According to The Balasore Gazetteer, the forts were devastated after the Kalapahada invaded Utkala. Post-invasion remnants of the forts except Raibania have been utilized for construction by the local Zamindars and villagers of the locality.

== Location ==
The Raibania fort complex is located in Laxmannath, 9 mi from Jaleswar and 2 mi from the river Subarnarekha.

- Hatigarh
- Chudamanipur
- Olmara
- Garhsahi
- Dolgram Fort:It is located at Nayagram Block under Jhargram district in West Bengal. Formally known as Deulgaon Fort in Kalinga History. It is famous for Pakshiraj statue, deul pukur, Dolmanch and ancient Jagannath Temple. Dolgram Pakshraj Fort was also a popular historical zone for playing the Pasha Game between Raja Narasingha Deb-iV (King Raibania fort ) and Raja Chandra Ketu (King of Chandrarekha-Dhumsai) on a very Big sized Royal Stone-stage at Dolgram Fort near Behrani Khal. A water emerged temple-pond(Raj-Deul) in middle of Padmapukur is a memorable significance of Maharaja Mukunda Deba at Royal Village Dolgram . Dolgram Balakesher High School is developed on Dolgram Pakshiraj Fort palace.

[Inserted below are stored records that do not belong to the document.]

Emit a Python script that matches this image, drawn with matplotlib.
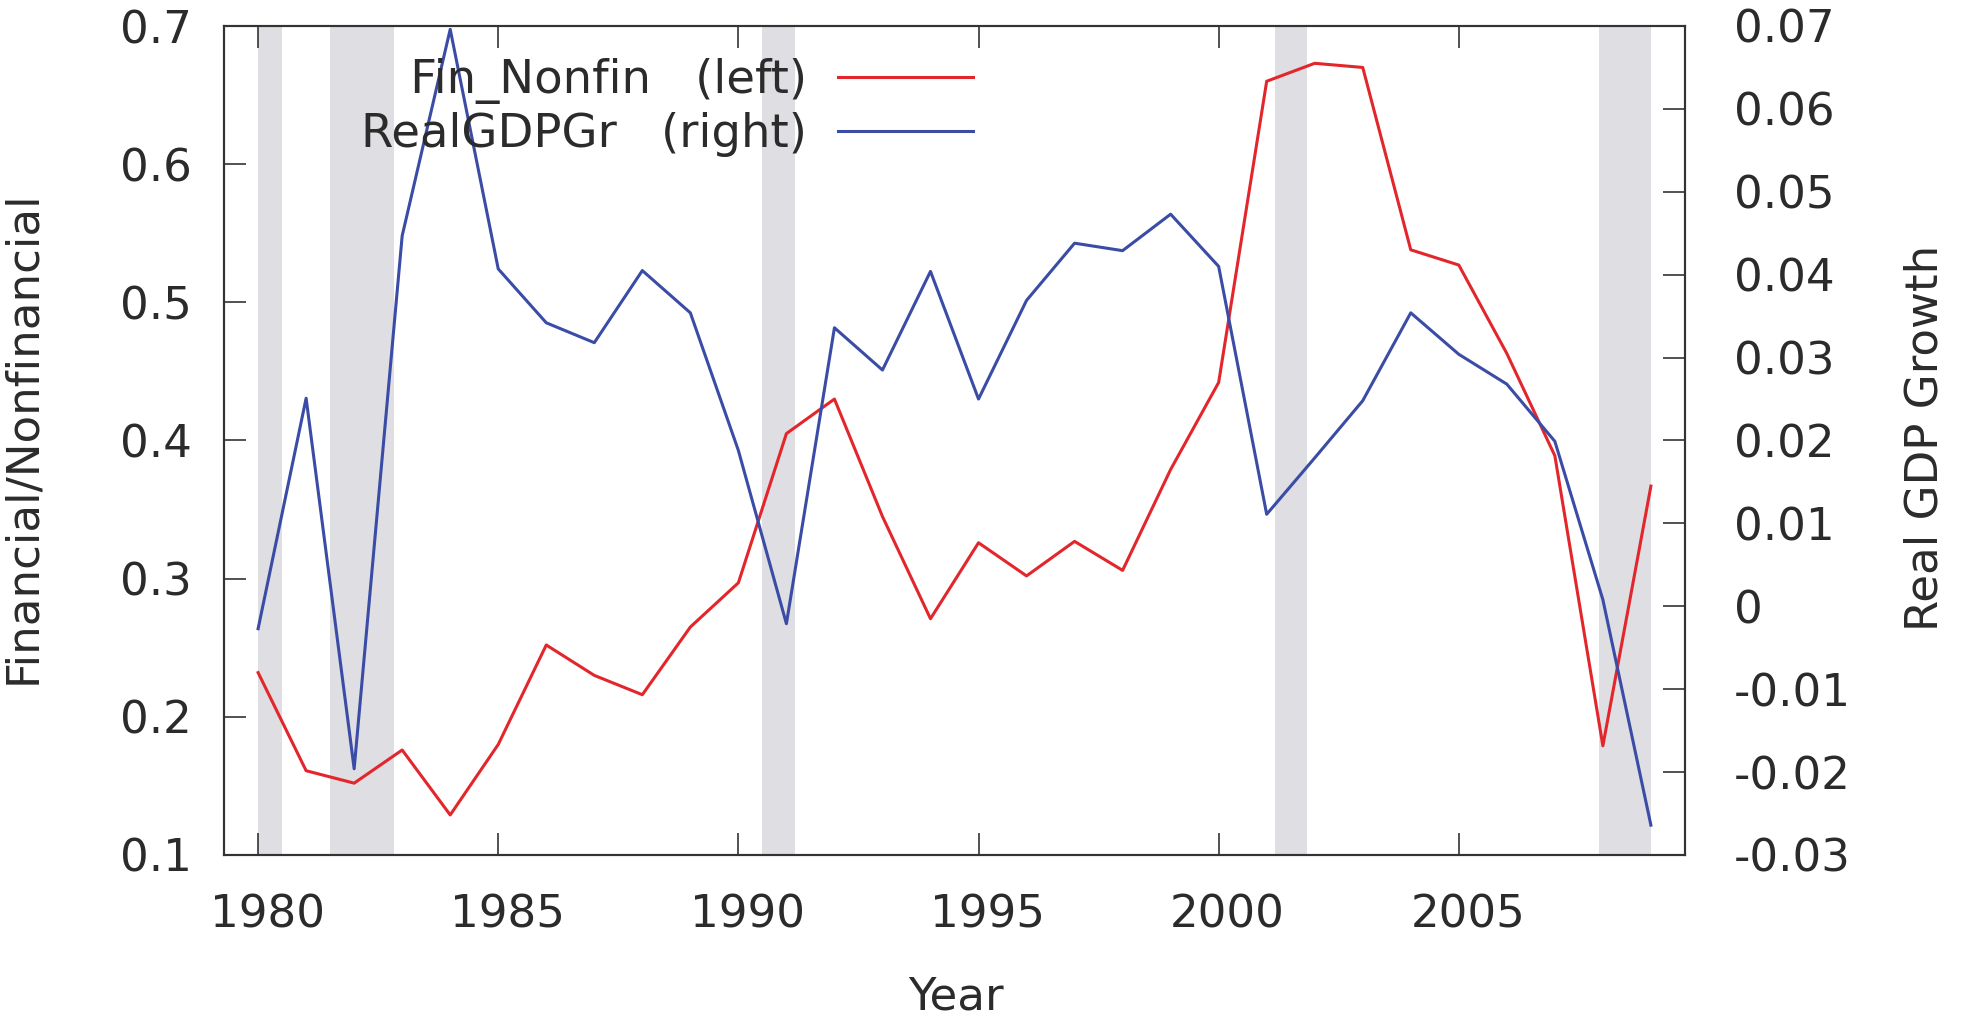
import matplotlib
matplotlib.use("Agg")
import matplotlib.pyplot as plt
import matplotlib.transforms as mtransforms
import numpy as np

years = list(range(1980, 2010))
fin_nonfin = [0.232, 0.161, 0.152, 0.176, 0.129, 0.180, 0.252, 0.230, 0.216, 0.265,
              0.297, 0.405, 0.430, 0.345, 0.271, 0.326, 0.302, 0.327, 0.306, 0.379,
              0.442, 0.660, 0.673, 0.670, 0.538, 0.527, 0.463, 0.389, 0.179, 0.367]
real_gdp_gr = [-0.0027, 0.0251, -0.0196, 0.0447, 0.0696, 0.0407, 0.0342, 0.0318, 0.0405, 0.0354,
               0.0188, -0.0021, 0.0336, 0.0285, 0.0404, 0.0250, 0.0369, 0.0438, 0.0429, 0.0473,
               0.0410, 0.0111, 0.0179, 0.0248, 0.0354, 0.0304, 0.0268, 0.0199, 0.0008, -0.0264]
recessions = [(1980.0, 1980.5), (1981.5, 1982.83), (1990.5, 1991.17),
              (2001.17, 2001.83), (2007.92, 2009.0)]
xticks = [1980, 1985, 1990, 1995, 2000, 2005]
left_ticks = [0.1, 0.2, 0.3, 0.4, 0.5, 0.6, 0.7]
right_ticks = [-0.03, -0.02, -0.01, 0, 0.01, 0.02, 0.03, 0.04, 0.05, 0.06, 0.07]
right_labels = ["-0.03", "-0.02", "-0.01", "0", "0.01", "0.02", "0.03", "0.04", "0.05", "0.06", "0.07"]

TXT = "#2b2b2b"
FS = 32.5
LFS = 33.5
plt.rcParams['font.family'] = ['DejaVu Sans']
plt.rcParams['text.color'] = TXT

fig = plt.figure(figsize=(19.61, 10.17), dpi=100)
ax = fig.add_axes([224/1961, 1-855/1017, (1685-224)/1961, (855-26)/1017])
ax2 = ax.twinx()

for a, b in recessions:
    ax.axvspan(a, b, color="#dedee3", lw=0, zorder=0)

l1, = ax.plot(years, fin_nonfin, color="#e3262b", lw=2.2, zorder=3)
l2, = ax2.plot(years, real_gdp_gr, color="#3a4ca5", lw=2.2, zorder=3)

ax.set_xlim(1979.29, 2009.71)
ax.set_ylim(0.1, 0.7)
ax2.set_ylim(-0.03, 0.07)

ax.set_xticks(xticks)
ax.set_xticklabels([str(x) for x in xticks])
ax.set_yticks(left_ticks)
ax.set_yticklabels([f"{v:.1f}" for v in left_ticks])
ax2.set_yticks(right_ticks)
ax2.set_yticklabels(right_labels)

ax.tick_params(axis='x', direction='in', length=15.8, width=1.2, color="#333333",
               top=True, bottom=True, labelsize=FS, labelcolor=TXT, pad=27.5)
ax.tick_params(axis='y', direction='in', length=15.8, width=1.2, color="#333333",
               left=True, right=False, labelsize=FS, labelcolor=TXT, pad=23)
ax2.tick_params(axis='y', direction='in', length=15.8, width=1.2, color="#333333",
                labelsize=FS, labelcolor=TXT, pad=35)

for a in (ax, ax2):
    for s in a.spines.values():
        s.set_linewidth(1.5)
        s.set_color("#333333")

off = mtransforms.ScaledTranslation(9/100, 0, fig.dpi_scale_trans)
for lab in ax.get_xticklabels():
    lab.set_transform(lab.get_transform() + off)

fig.text(956/1961, 1-1010/1017, "Year", fontsize=FS, ha='center', va='baseline', color=TXT)
fig.text(35/1961, 1-437/1017, "Financial/Nonfinancial", fontsize=FS, rotation=90,
         rotation_mode='anchor', ha='center', va='baseline', color=TXT)
fig.text(1937/1961, 1-438/1017, "Real GDP Growth", fontsize=FS, rotation=90,
         rotation_mode='anchor', ha='center', va='baseline', color=TXT)

leg = ax2.legend([l1, l2], ["   Fin_Nonfin   (left)", "RealGDPGr   (right)"],
                 loc='upper right', bbox_to_anchor=(0.5127, 0.9614), frameon=False,
                 markerfirst=False, fontsize=LFS, handlelength=2.9, handletextpad=0.67,
                 borderpad=0, borderaxespad=0, labelspacing=0.18)
for t in leg.get_texts():
    t.set_color(TXT)

fig.savefig("out.png", dpi=100, facecolor='white')
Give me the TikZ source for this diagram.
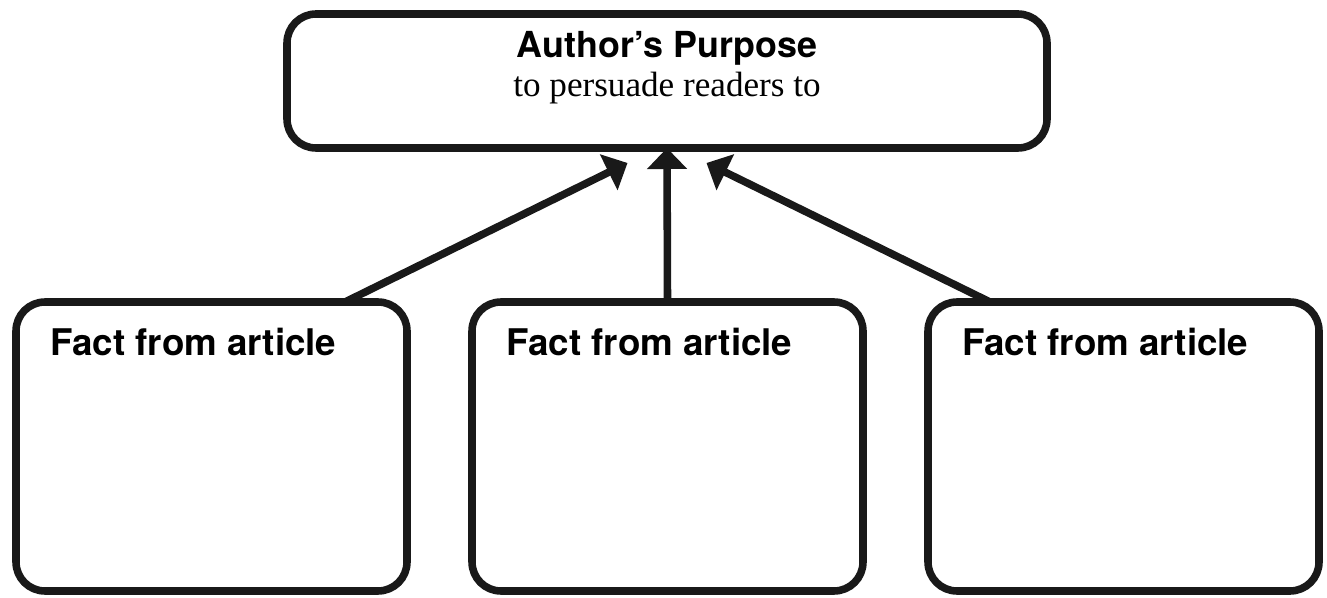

A Pakhiraj (Winged horse-Pegasus )Statue situated near the cultural stage of School with a majestic tradition of culture and architectural innovation. Winged horse is a Rock art by an ancient King Maharaja Mukunda Deba. A Charak Festival was started from golden time of Dolgram which is very famous for Sharp weapon rule (Taloyar path) in every Chaitra month. Dol utsav also a famous festival of Dolgram region during dol purnima in every year on a stone made Dolmanch.A historical re-search organization named Dolgram Pakshiraj Trust(Nayagram) took initiative for Unhide the ancient history of Dolgram Pakshiraj Fort continuously.

== History ==
Narasingha Deva I, king of the Eastern Ganga dynasty of Utkala from 1238 to 1264, built the forts after conquering Humayun Khan to obstruct the entry of the Turks into Odisha.